One of the greatest departures in India’s foreign relations in the post-Cold War era has been the steady yet dramatic improvement in India’s relations with the US. The literature on this is beginning to grow and promises to grow some more, as its principal protagonists have begun to come out with their memoirs in the US.

Players on the Indian side are yet to put out their penny’s worth (except Jaswant Singh), but these too shall surely follow. Seema Sirohi stands somewhere in the middle.  Being a reputed by-lined columnist for renowned Indian publications certainly allowed her easy access to many in South Block. And her marriage to an American diplomat presumably opened the doors in Washington DC. 

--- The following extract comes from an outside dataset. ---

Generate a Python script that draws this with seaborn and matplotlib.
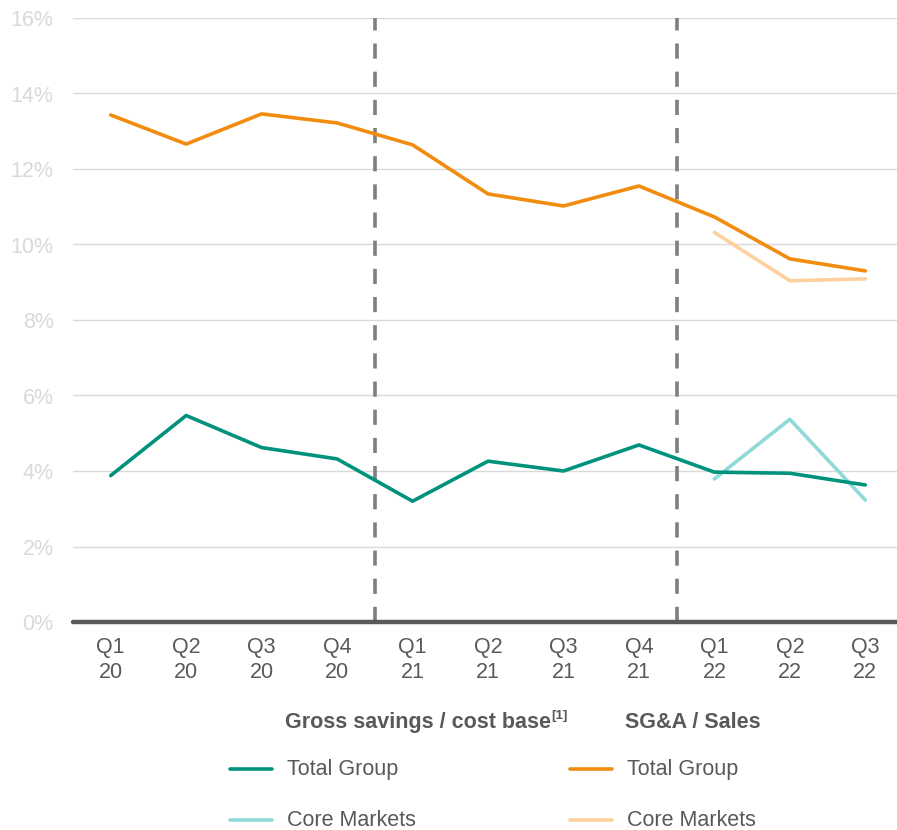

Unlike Rudra Chaudhuri’s Forged in Crisis, which explores the beginnings of Indo-US relations, Sirohi’s book closely plots only the turn-around in the relations between New Delhi and DC. It is a tightly knit account of the Clinton years till the Pokhran blasts, followed by the Singh-Talbott dialogue.

The author then works through the Clinton charm offensive to the real period of take-off in bilateral relations with the coming of Bush Junior, and meticulously plots the systematic improvement in defence relationships through treaties concluded and legislations passed.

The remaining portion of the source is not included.